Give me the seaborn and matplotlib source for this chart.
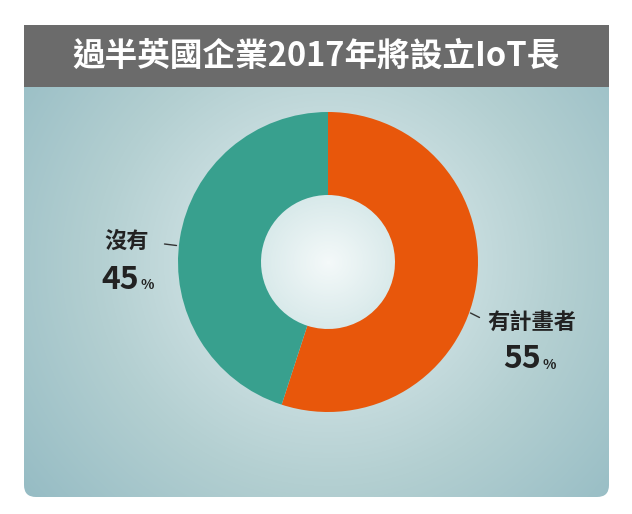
import numpy as np
import matplotlib
matplotlib.use("Agg")
import matplotlib.pyplot as plt
from matplotlib.patches import FancyBboxPatch, Rectangle
from matplotlib.colors import LinearSegmentedColormap
import seaborn as sns

sns.set_style("white")
plt.rcParams["font.family"] = ["Noto Sans CJK TC", "DejaVu Sans"]

# Survey shares
categories = ["有計畫者", "沒有"]
shares = [55, 45]
colors = ["#e8570b", "#38a08e"]
title = "過半英國企業2017年將設立IoT長"

W, H = 632, 514
fig = plt.figure(figsize=(W / 100, H / 100), dpi=100)
fig.patch.set_facecolor("white")

# Canvas in pixel units for the panel and its background
bg = fig.add_axes([0, 0, 1, 1])
bg.set_xlim(0, W)
bg.set_ylim(H, 0)
bg.axis("off")

px0, px1, py0, py1 = 24, 609, 25, 497
cx, cy, R = 328, 262, 150

# radial background gradient centred on the donut
yy, xx = np.mgrid[py0:py1, px0:px1]
dist = np.hypot(xx - cx, (yy - cy) * 1.05)
ramp = LinearSegmentedColormap.from_list(
    "panel",
    [(0.0, "#f4f9f9"), (0.18, "#d8e9ea"), (0.42, "#c2d9db"),
     (0.6, "#b3cfd1"), (1.0, "#96bcc4")])
img = bg.imshow(dist / 390.0, cmap=ramp, vmin=0, vmax=1,
                extent=(px0, px1, py1, py0), origin="upper",
                interpolation="bilinear", zorder=1)
panel = FancyBboxPatch((px0, py0), px1 - px0, py1 - py0,
                       boxstyle="round,pad=0,rounding_size=12",
                       transform=bg.transData, facecolor="none",
                       edgecolor="none")
bg.add_patch(panel)
img.set_clip_path(panel)

# title bar
bg.add_patch(Rectangle((px0, py0), px1 - px0, 62, facecolor="#6b6b6b",
                       edgecolor="none", zorder=2))
bg.text((px0 + px1) / 2, py0 + 31, title, color="white", fontsize=23.5,
        fontweight="heavy", ha="center", va="center", zorder=3)

# donut chart
ax = fig.add_axes([(cx - R) / W, (H - cy - R) / H, 2 * R / W, 2 * R / H])
ax.pie(shares, colors=colors, startangle=90, counterclock=False,
       radius=1.0, wedgeprops=dict(width=1 - 67 / 150, edgecolor="none"))
ax.set_xlim(-1, 1)
ax.set_ylim(-1, 1)
ax.set_aspect("auto")
ax.axis("off")

lab_color = "#222222"


def label(name, value, name_xy, value_xy, leader):
    ax.plot(*leader, color="#333333", lw=1, clip_on=False)
    ax.text(*name_xy, name, fontsize=16, fontweight="bold",
            color=lab_color, ha="left", va="center", clip_on=False)
    num = ax.text(*value_xy, f"{value}", fontsize=23, fontweight="heavy",
                  color=lab_color, ha="left", va="center", clip_on=False)
    ax.annotate("%", xy=(1, 0.12), xycoords=num, xytext=(1, 0),
                textcoords="offset points", fontsize=10, fontweight="bold",
                color=lab_color, ha="left", va="bottom", annotation_clip=False)


# labels with short leader lines
label(categories[1], shares[1], (-1.49, 0.13), (-1.51, -0.12),
      ([-1.09, -1.01], [0.12, 0.11]))
label(categories[0], shares[0], (1.06, -0.41), (1.17, -0.65),
      ([0.95, 1.01], [-0.34, -0.37]))

fig.savefig("out.png", dpi=100, facecolor="white")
————
Task to carry out> Repeat the lines exactly as they stand, from the opening line of the data through the line with "import seaborn as sns". Pictures stay out of the copy.

Written solution>
Give me the seaborn and matplotlib source for this chart.
import numpy as np
import matplotlib
matplotlib.use("Agg")
import matplotlib.pyplot as plt
from matplotlib.patches import FancyBboxPatch, Rectangle
from matplotlib.colors import LinearSegmentedColormap
import seaborn as sns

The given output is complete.